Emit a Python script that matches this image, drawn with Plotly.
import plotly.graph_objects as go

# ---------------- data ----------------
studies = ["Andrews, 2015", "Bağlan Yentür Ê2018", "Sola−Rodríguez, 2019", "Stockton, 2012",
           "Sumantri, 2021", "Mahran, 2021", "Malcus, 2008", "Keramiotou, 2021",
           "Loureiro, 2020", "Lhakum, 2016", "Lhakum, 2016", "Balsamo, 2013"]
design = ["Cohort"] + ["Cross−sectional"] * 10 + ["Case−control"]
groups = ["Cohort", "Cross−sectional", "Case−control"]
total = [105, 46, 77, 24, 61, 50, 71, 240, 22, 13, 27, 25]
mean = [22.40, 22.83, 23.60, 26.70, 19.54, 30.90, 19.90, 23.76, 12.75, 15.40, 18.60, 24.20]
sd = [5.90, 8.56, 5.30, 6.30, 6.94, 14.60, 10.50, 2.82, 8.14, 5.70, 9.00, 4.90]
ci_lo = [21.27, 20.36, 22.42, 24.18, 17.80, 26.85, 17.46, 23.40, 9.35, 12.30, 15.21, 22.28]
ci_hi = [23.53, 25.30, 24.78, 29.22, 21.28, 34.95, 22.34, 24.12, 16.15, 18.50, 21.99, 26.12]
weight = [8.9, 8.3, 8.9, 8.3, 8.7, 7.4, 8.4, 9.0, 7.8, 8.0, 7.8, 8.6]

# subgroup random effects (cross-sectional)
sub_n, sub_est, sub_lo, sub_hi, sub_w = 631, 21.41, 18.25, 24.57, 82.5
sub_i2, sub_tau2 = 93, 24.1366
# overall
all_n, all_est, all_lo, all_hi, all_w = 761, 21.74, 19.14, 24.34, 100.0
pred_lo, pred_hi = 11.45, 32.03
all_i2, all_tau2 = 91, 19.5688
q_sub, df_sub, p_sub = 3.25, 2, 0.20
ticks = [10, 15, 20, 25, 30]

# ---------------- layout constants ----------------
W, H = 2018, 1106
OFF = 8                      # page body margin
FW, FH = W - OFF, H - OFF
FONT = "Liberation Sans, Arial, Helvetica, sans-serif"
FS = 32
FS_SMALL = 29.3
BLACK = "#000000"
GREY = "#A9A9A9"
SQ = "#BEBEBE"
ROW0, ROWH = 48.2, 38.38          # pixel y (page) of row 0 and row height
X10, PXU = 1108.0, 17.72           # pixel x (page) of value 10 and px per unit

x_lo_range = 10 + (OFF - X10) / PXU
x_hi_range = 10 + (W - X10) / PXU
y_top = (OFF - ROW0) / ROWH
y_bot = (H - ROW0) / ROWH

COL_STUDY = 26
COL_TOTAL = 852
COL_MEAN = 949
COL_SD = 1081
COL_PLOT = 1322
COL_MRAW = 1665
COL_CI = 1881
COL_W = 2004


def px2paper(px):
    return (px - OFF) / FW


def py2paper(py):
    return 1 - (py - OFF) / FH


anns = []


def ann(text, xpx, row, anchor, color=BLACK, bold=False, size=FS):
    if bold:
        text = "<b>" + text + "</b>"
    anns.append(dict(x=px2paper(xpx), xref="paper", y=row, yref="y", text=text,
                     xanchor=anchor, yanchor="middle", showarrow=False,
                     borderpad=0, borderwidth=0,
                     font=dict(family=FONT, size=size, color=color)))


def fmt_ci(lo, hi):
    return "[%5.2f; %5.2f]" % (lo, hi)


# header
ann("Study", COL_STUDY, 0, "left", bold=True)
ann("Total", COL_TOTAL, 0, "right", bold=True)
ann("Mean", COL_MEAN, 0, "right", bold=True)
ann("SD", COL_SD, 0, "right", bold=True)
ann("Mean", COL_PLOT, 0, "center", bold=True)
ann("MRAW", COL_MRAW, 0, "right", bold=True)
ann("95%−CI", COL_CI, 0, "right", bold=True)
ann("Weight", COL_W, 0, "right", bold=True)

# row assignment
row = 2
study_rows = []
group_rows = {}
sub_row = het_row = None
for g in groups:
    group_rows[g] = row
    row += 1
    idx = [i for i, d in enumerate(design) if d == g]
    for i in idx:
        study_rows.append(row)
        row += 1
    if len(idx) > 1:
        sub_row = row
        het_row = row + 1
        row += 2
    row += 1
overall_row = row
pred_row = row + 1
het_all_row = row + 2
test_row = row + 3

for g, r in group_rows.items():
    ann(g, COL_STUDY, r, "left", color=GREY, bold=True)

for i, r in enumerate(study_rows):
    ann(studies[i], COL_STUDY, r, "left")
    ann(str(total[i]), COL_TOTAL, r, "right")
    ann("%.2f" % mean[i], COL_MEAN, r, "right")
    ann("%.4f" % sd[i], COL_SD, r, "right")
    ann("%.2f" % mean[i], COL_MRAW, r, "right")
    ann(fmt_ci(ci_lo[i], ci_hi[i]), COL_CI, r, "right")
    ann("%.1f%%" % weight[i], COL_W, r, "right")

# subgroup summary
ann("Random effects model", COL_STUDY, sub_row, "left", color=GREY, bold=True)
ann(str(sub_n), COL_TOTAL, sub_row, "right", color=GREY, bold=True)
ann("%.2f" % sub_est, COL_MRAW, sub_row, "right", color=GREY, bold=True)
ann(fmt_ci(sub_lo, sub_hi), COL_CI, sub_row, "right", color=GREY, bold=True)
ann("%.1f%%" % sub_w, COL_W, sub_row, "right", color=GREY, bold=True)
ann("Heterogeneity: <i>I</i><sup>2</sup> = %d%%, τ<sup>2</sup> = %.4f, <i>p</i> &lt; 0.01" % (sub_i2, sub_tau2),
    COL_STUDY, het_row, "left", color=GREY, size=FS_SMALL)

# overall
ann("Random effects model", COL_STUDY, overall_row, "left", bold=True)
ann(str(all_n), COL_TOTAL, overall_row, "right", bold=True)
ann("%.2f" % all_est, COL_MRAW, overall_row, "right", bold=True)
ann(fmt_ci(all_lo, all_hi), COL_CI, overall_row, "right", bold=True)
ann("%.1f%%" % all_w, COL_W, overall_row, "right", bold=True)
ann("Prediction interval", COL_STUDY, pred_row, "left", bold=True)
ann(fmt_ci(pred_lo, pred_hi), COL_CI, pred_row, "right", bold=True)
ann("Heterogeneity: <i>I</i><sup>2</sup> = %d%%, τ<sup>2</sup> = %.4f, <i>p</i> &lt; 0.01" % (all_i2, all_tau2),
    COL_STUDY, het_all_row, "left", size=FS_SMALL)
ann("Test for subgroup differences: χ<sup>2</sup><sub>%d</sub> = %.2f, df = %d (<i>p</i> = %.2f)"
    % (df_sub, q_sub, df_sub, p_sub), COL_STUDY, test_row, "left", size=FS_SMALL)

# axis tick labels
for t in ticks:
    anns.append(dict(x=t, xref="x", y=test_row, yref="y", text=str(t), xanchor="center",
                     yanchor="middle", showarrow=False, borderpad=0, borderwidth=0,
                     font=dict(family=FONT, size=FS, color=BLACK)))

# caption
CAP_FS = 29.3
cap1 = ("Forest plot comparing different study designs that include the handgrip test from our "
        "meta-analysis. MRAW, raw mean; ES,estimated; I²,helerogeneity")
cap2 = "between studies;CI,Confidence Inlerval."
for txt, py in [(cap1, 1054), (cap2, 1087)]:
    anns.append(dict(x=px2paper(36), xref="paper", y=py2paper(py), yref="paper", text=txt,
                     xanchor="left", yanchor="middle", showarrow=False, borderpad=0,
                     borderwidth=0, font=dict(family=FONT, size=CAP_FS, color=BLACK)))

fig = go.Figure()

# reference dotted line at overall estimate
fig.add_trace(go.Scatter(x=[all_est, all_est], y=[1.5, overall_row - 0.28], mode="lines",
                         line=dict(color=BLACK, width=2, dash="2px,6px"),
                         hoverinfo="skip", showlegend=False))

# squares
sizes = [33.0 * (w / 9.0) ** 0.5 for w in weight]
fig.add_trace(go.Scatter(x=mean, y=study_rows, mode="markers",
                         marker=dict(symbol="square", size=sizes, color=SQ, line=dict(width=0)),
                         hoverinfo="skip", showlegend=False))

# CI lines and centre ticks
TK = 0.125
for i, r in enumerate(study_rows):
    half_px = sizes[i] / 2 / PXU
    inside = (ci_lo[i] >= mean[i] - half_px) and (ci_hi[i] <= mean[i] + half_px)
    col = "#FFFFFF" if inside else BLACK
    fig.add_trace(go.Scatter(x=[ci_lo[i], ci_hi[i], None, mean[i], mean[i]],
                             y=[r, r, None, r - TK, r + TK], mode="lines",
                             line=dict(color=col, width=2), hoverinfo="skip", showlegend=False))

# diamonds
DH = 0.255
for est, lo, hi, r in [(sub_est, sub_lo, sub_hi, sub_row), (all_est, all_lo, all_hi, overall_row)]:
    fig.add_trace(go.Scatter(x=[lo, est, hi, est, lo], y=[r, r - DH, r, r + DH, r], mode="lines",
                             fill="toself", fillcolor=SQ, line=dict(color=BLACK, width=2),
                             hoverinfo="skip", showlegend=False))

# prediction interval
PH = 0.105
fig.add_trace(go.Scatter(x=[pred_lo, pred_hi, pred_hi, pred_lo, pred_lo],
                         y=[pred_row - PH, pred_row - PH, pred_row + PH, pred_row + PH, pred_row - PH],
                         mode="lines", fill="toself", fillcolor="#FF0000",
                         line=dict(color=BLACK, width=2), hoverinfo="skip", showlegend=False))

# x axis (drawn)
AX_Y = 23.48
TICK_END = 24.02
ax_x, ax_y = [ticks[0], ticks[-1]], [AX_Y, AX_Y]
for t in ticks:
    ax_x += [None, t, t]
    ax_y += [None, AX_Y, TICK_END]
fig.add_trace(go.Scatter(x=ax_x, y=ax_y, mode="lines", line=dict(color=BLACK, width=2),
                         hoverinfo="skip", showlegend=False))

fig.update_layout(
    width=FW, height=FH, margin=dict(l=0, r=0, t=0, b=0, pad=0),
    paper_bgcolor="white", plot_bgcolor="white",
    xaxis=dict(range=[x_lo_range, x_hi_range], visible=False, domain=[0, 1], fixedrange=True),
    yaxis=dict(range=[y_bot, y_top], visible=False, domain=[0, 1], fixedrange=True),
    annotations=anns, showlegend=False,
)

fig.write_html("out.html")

-=-=-=-=-

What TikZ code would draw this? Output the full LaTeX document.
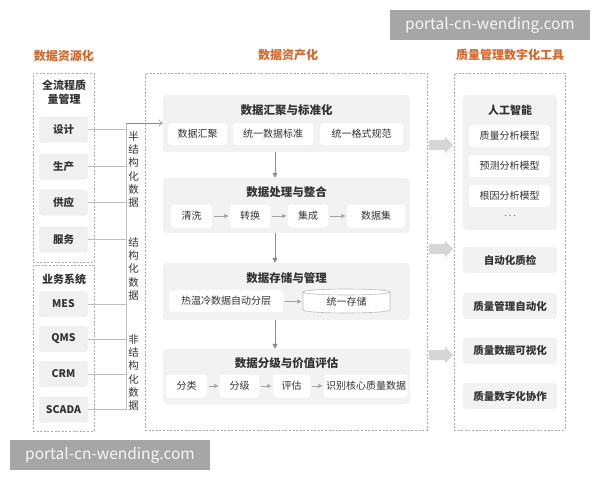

-=-=-=-=-

> Description of the task:
Everything from the line containing "Emit a Python" down to the line containing "import plotly.graph_objects as go" should be retyped exactly, both lines included, and nothing more.

> The response:
Emit a Python script that matches this image, drawn with Plotly.
import plotly.graph_objects as go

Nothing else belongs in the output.